_SET TASK_
Where a line in the listing below contains the word "matplotlib", copy that line.

>> Start AVAILABLE DATA

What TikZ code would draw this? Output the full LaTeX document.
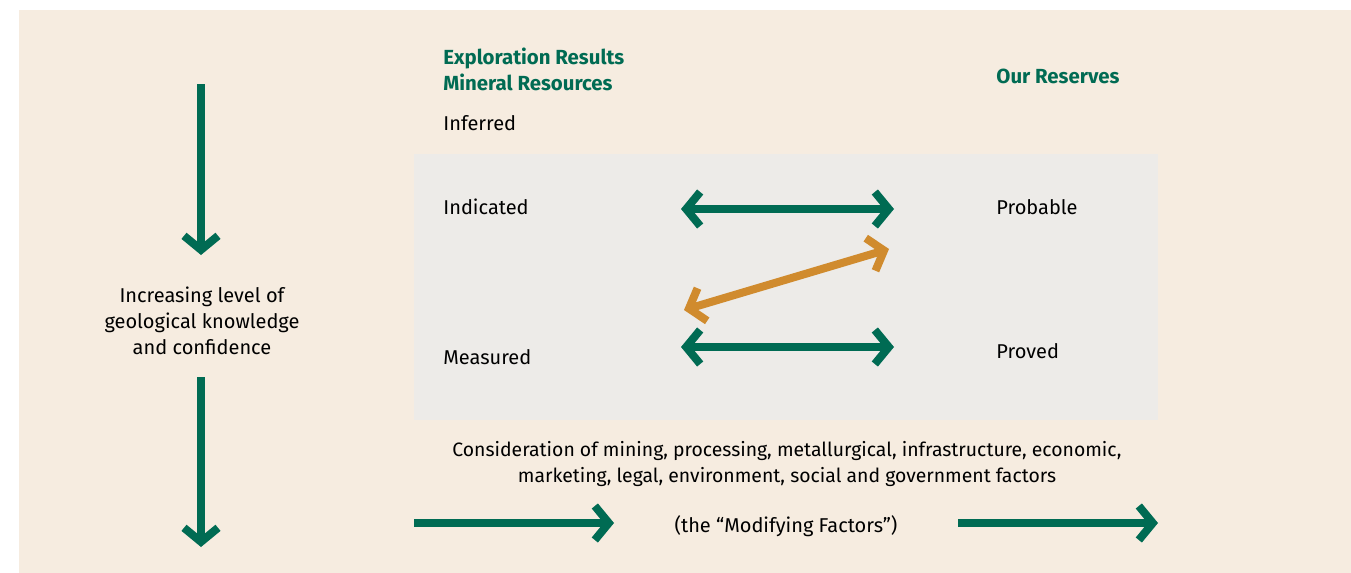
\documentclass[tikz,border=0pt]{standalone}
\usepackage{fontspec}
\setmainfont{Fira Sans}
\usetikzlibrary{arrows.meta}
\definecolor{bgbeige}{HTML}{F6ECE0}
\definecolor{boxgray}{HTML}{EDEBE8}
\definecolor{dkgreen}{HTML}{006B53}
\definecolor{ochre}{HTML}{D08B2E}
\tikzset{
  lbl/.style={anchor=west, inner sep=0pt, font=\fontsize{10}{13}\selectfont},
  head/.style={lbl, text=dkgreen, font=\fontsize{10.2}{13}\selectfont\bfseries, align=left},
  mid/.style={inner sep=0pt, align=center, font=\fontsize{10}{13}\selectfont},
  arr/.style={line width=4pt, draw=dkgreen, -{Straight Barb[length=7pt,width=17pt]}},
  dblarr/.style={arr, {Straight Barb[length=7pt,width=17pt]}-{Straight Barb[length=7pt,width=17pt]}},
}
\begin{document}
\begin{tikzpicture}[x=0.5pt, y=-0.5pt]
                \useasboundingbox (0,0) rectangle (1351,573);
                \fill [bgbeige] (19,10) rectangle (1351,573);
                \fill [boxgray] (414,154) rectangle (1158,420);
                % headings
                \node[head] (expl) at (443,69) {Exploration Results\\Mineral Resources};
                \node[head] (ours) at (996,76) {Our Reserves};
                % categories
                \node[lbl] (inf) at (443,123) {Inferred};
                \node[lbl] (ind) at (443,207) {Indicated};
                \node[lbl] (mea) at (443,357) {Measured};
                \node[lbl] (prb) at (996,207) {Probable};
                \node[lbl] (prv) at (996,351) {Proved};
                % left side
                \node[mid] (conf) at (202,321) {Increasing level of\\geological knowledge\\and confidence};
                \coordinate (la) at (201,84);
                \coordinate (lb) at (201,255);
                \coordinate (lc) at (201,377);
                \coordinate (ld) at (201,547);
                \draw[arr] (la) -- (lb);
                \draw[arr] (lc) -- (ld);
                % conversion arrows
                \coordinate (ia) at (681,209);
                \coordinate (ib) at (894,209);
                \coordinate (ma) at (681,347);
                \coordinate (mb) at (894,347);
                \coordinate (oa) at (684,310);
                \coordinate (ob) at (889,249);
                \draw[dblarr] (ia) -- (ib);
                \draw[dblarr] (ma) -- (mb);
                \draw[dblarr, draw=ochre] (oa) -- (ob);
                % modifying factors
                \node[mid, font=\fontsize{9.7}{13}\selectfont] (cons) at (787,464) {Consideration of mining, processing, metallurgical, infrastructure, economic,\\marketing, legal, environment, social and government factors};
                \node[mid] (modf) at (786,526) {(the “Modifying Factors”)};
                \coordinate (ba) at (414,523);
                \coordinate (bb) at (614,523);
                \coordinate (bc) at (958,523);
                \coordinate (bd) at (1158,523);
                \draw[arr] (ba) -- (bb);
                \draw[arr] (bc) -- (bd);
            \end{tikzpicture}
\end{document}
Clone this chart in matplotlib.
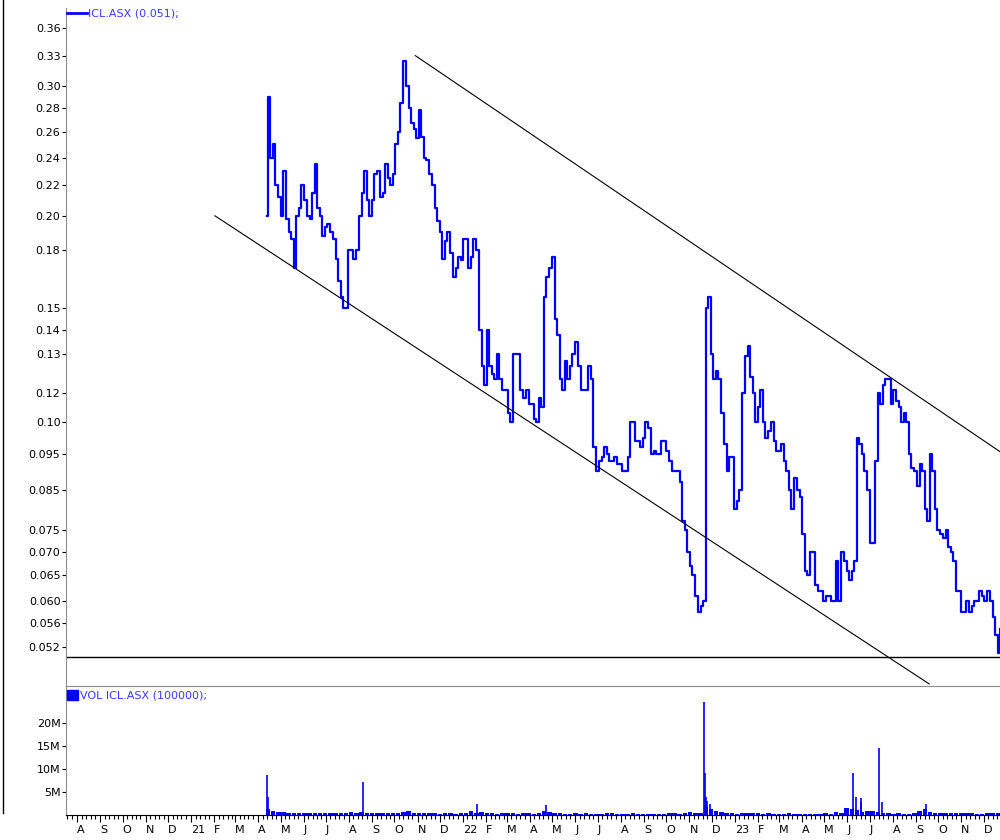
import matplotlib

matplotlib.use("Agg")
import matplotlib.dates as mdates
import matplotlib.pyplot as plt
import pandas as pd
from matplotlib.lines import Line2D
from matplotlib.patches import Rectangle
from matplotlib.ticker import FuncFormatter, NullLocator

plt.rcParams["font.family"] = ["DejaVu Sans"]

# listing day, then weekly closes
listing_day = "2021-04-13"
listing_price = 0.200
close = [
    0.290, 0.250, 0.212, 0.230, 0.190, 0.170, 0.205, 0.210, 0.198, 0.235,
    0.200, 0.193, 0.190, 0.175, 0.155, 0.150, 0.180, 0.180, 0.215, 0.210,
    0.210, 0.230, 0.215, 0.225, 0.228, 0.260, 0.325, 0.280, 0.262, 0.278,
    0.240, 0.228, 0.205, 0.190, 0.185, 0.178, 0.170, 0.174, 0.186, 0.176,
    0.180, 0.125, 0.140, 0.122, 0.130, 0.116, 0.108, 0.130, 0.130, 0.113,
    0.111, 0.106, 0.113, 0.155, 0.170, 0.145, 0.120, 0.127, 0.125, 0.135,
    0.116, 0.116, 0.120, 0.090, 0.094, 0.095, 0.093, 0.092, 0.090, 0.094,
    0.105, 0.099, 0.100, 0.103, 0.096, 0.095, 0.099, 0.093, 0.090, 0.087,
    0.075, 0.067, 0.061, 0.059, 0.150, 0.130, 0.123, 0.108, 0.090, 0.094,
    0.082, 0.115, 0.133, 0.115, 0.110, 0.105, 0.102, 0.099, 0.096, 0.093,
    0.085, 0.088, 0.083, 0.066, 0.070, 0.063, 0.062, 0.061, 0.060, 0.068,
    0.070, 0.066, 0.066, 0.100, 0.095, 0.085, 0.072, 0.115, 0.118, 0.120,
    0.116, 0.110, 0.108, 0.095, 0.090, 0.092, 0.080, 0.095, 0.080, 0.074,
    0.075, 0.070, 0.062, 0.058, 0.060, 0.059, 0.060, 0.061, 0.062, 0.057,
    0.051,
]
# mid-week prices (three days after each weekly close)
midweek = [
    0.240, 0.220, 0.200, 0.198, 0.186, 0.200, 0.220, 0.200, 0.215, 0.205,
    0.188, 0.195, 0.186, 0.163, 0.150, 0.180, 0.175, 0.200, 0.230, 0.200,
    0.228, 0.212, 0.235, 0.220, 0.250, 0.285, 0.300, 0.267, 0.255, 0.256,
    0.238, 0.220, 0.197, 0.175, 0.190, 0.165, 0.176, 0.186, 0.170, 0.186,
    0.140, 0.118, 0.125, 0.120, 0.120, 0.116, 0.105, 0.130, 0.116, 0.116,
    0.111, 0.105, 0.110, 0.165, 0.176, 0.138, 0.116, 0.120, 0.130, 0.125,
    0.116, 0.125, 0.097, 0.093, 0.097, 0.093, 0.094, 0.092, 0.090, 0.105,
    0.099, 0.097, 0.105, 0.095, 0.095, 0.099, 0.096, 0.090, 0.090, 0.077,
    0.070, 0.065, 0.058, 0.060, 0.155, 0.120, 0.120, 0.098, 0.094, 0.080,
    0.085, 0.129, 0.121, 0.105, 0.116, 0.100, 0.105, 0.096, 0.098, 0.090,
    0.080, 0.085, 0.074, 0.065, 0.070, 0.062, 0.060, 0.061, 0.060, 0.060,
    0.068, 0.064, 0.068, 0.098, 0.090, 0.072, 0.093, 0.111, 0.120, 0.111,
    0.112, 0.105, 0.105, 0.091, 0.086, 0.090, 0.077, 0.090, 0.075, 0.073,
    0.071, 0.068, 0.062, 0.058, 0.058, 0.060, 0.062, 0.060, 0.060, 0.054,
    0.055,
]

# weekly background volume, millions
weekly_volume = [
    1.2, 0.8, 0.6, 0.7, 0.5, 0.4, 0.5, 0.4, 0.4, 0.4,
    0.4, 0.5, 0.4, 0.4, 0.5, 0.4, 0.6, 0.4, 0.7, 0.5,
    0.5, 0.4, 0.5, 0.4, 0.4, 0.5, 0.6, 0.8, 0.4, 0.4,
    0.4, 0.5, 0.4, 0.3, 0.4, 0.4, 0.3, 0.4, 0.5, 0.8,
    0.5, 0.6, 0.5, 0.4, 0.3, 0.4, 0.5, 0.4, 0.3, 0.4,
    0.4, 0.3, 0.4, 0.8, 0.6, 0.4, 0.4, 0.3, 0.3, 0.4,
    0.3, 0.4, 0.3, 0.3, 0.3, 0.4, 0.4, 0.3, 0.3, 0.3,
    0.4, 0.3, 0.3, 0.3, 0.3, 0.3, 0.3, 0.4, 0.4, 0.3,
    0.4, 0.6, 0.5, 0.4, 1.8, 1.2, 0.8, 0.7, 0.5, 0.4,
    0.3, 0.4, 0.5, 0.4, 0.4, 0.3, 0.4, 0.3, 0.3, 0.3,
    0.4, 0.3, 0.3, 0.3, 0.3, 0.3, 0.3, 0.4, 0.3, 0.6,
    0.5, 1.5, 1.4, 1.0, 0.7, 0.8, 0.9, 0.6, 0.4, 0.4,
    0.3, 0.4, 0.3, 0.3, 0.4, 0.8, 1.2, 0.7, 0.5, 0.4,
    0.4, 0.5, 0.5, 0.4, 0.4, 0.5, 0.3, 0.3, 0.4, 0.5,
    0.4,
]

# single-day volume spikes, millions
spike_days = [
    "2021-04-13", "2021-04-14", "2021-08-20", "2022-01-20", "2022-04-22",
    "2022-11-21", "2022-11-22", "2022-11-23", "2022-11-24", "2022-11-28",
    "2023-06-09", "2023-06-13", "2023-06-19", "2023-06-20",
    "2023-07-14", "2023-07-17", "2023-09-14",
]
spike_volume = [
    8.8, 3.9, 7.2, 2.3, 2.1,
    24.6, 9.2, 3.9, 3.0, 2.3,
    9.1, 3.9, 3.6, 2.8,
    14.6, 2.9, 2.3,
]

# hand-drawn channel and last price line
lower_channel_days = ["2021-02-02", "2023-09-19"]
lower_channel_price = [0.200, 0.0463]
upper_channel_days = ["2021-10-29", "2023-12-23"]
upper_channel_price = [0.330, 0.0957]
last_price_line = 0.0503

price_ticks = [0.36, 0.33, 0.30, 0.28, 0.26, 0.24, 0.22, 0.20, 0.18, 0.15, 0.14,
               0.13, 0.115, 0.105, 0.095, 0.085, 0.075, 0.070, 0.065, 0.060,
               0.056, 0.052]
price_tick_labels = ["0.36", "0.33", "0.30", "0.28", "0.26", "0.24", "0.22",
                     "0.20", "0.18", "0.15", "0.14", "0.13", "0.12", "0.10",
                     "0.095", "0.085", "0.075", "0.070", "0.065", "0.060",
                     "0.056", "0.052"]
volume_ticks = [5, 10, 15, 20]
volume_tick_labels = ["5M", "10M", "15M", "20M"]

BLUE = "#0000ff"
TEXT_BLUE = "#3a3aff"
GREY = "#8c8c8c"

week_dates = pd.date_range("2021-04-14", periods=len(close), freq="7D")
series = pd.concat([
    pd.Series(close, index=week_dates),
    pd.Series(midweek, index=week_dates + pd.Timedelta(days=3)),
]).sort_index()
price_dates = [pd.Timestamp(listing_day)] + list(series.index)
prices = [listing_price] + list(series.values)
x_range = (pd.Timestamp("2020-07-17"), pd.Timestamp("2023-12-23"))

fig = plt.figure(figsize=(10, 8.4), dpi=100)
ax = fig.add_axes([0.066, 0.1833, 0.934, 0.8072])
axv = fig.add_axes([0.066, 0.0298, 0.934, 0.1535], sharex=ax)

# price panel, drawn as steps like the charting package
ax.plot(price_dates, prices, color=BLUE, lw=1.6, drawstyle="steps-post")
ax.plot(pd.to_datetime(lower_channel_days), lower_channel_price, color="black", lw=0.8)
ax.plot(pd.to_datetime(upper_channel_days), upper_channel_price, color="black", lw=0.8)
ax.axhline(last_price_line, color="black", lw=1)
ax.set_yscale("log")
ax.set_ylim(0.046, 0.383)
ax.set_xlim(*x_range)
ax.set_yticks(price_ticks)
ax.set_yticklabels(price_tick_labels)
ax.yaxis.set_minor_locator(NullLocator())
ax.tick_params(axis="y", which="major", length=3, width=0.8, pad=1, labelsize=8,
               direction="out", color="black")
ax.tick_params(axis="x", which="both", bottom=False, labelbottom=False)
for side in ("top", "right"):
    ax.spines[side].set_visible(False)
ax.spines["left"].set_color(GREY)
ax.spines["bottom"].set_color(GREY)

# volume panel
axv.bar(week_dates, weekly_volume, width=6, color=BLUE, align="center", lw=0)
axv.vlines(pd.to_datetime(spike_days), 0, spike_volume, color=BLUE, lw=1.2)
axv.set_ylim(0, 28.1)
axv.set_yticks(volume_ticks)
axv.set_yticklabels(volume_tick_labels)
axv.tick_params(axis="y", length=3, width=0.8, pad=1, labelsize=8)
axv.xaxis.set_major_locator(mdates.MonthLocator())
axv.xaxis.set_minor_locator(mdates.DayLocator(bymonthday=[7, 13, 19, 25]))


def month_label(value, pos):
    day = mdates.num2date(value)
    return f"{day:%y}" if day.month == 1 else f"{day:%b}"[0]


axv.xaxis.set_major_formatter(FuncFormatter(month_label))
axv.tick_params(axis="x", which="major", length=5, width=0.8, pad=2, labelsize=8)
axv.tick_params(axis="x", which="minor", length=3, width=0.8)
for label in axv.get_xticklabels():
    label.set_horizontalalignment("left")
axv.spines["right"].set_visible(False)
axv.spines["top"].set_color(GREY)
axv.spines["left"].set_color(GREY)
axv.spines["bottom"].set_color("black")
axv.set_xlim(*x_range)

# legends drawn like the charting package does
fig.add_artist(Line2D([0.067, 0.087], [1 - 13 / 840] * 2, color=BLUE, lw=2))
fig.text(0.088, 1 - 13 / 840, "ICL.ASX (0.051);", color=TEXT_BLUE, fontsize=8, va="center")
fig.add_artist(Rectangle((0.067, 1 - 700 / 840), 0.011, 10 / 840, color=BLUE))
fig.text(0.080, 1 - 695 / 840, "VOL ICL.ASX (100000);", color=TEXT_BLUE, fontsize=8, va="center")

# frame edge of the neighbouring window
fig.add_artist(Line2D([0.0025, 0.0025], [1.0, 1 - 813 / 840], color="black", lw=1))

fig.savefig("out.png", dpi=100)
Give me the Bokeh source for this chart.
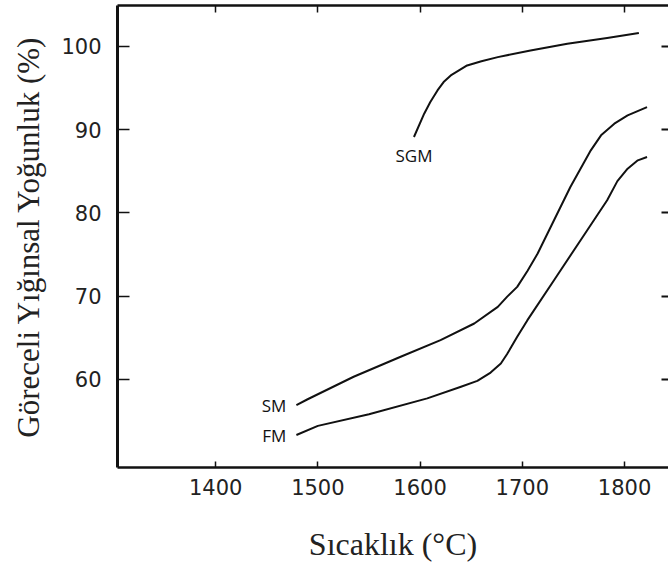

>> End AVAILABLE DATA

_ANSWER TO THE TASK_
Clone this chart in matplotlib.
import matplotlib
matplotlib.use("Agg")
import matplotlib.dates as mdates
import matplotlib.pyplot as plt
from matplotlib.lines import Line2D
from matplotlib.patches import Rectangle
from matplotlib.ticker import FuncFormatter, NullLocator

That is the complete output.